The Letter

The first day of Kindergarten was a heart wrenching time for me as an “at home mom”.

You think you can be brave, you are excited and feel hope that you have given your child wings to fly and roots to keep them grounded out in the “Big”’ world. You stand there and wave and smile as the big yellow school bus pulls away. Inside you are torn, ecstatic that you will have time to do all you had not been able to do before and then your thoughts are “What will I do with all that time?”

My child, my home and family were my “job”.

I felt like I was being “downsized”.

I was now turning my child, whom I had hovered over, protected, nurtured and cared for the past five and a half years. I was entrusting her to “someone else” for the next step in life’s long journey; Someone who would educate, care for, and nurture her for at least seven hours of the day.

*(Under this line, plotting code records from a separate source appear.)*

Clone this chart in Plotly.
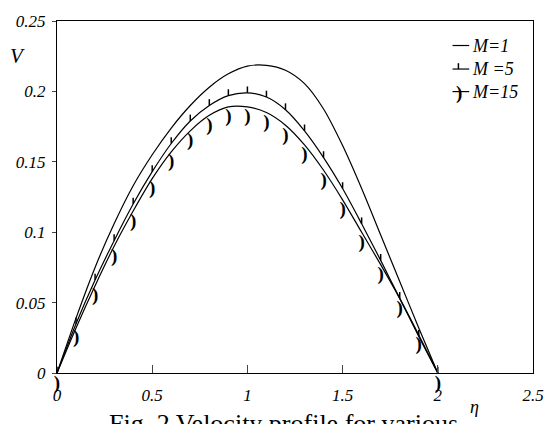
import plotly.graph_objects as go

# ---- data ----
eta = [0.0, 0.1, 0.2, 0.3, 0.4, 0.5, 0.6, 0.7, 0.8, 0.9, 1.0,
       1.1, 1.2, 1.3, 1.4, 1.5, 1.6, 1.7, 1.8, 1.9, 2.0]
v_m1 = [0.0, 0.039, 0.075, 0.106, 0.133, 0.155, 0.174, 0.190, 0.203, 0.2125, 0.218,
        0.2185, 0.215, 0.2055, 0.1875, 0.1615, 0.131, 0.098, 0.065, 0.032, 0.0]
v_m5 = [0.0, 0.035, 0.066, 0.094, 0.120, 0.143, 0.163, 0.179, 0.190, 0.197, 0.199,
        0.196, 0.187, 0.172, 0.153, 0.131, 0.106, 0.080, 0.053, 0.026, 0.0]
v_m15 = [0.0, 0.032, 0.062, 0.090, 0.115, 0.138, 0.157, 0.172, 0.183, 0.189, 0.189,
         0.185, 0.176, 0.162, 0.144, 0.123, 0.100, 0.077, 0.053, 0.027, 0.0]
legend_labels = ["<i>M=1</i>", "<i>M =5</i>", "<i>M=15</i>"]
x_ticks = [0, 0.5, 1, 1.5, 2, 2.5]
x_ticklabels = ["0", "0.5", "1", "1.5", "2", "2.5"]
y_ticks = [0, 0.05, 0.1, 0.15, 0.2, 0.25]
y_ticklabels = ["0", "0.05", "0.1", "0.15", "0.2", "0.25"]
caption = "Fig. 2 Velocity profile for various"

# ---- layout geometry ----
FW, FH = 556, 424
L, R, T, B = 57, 542, 14, 373
W, H = R - L, B - T
def px(x):
    return (x - L) / W
def py(y):
    return (B - y) / H

SERIF = "Liberation Serif"
LW = 1.2

fig = go.Figure()
fig.add_trace(go.Scatter(x=eta, y=v_m1, mode="lines",
                         line=dict(color="black", width=LW, shape="spline", smoothing=0.8),
                         showlegend=False))
fig.add_trace(go.Scatter(x=eta, y=v_m5, mode="lines",
                         line=dict(color="black", width=LW, shape="spline", smoothing=0.8),
                         showlegend=False,
                         error_y=dict(type="constant", value=0.0045, valueminus=0,
                                      symmetric=False, width=0, thickness=1.5,
                                      color="black")))
fig.add_trace(go.Scatter(x=eta, y=v_m15, mode="lines+markers+text",
                         marker=dict(size=0.4, opacity=0, color="black"),
                         text=[")"] * len(eta), textposition="bottom center",
                         textfont=dict(family=SERIF, size=19, color="black", weight="bold"),
                         line=dict(color="black", width=LW, shape="spline", smoothing=0.8),
                         showlegend=False, cliponaxis=False))

shapes = []
annotations = []
rows_y = [39, 63, 86]
for i, (lab, ry) in enumerate(zip(legend_labels, rows_y)):
    shapes.append(dict(type="line", xref="paper", yref="paper",
                       x0=px(460), x1=px(477), y0=py(ry), y1=py(ry),
                       line=dict(color="black", width=1.2)))
    annotations.append(dict(xref="paper", yref="paper", x=px(478), y=py(ry),
                            xanchor="left", yanchor="middle", showarrow=False,
                            text=lab, font=dict(family=SERIF, size=18, color="black")))
shapes.append(dict(type="line", xref="paper", yref="paper",
                   x0=px(466), x1=px(466), y0=py(rows_y[1]), y1=py(rows_y[1] - 6),
                   line=dict(color="black", width=1.5)))
annotations.append(dict(xref="paper", yref="paper", x=px(467), y=py(rows_y[2] + 1),
                        xanchor="center", yanchor="middle", showarrow=False, text=")",
                        font=dict(family=SERIF, size=19, color="black", weight="bold")))

annotations.append(dict(xref="paper", yref="paper", x=px(17), y=py(50),
                        xanchor="center", yanchor="middle", showarrow=False,
                        text="<i>V</i>", font=dict(family=SERIF, size=21, color="black")))
annotations.append(dict(xref="paper", yref="paper", x=px(482), y=py(408),
                        xanchor="center", yanchor="middle", showarrow=False,
                        text="<i>η</i>", font=dict(family=SERIF, size=18, color="black")))
annotations.append(dict(xref="paper", yref="paper", x=px(287.5), y=py(408),
                        xanchor="center", yanchor="top", showarrow=False,
                        text=caption, font=dict(family=SERIF, size=26, color="black")))

fig.update_layout(
    width=FW, height=FH,
    margin=dict(l=L, r=FW - R, t=T, b=FH - B, pad=0),
    paper_bgcolor="white", plot_bgcolor="white",
    shapes=shapes, annotations=annotations,
    showlegend=False,
    xaxis=dict(range=[0, 2.5], tickvals=x_ticks, ticktext=x_ticklabels,
               ticks="inside", ticklen=8, tickwidth=1, tickcolor="#444",
               showline=True, linecolor="black", linewidth=1.3, mirror=True,
               showgrid=False, zeroline=False, ticklabelstandoff=6,
               tickfont=dict(family=SERIF, size=17, color="black", style="italic")),
    yaxis=dict(range=[0, 0.25], tickvals=y_ticks, ticktext=y_ticklabels,
               ticks="outside", ticklen=4, tickwidth=1, tickcolor="#444",
               showline=True, linecolor="black", linewidth=1.3, mirror=True,
               showgrid=False, zeroline=False, ticklabelstandoff=3,
               tickfont=dict(family=SERIF, size=17, color="black", style="italic")),
)

fig.write_html("out.html")
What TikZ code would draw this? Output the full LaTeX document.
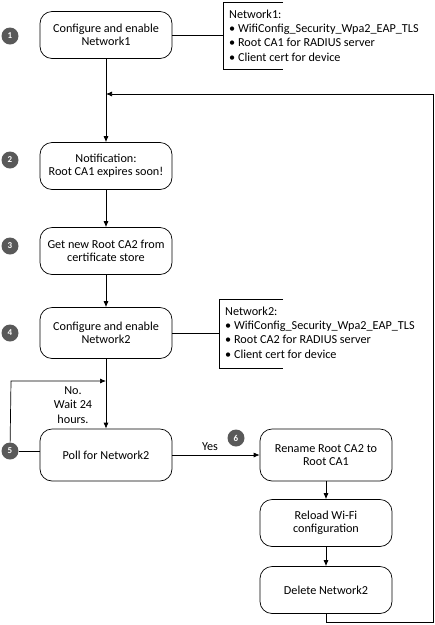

How could I just let her walk “cold” into a new situation and expect her not only to survive, but thrive? I felt strongly (actually I have been called a zealot) that I needed to share information with this person, her teacher, who was now responsible for the next phase in my child’s development. I felt the need to let her teacher know ”where she was coming from”. My thinking was, that way, when my daughter(s) crossed over the threshold into the classroom she would not be a complete stranger.

I did not want to wait a month until “Back to School” night to have my ten minutes of fame to share all I knew about my daughter in just a brief moment with I front of a room full of other anxious parents. I wanted the teacher to have the best resources at her finger tips so that when she laid eyes upon my child she did not have to spend the next three weeks “putting her in a category”.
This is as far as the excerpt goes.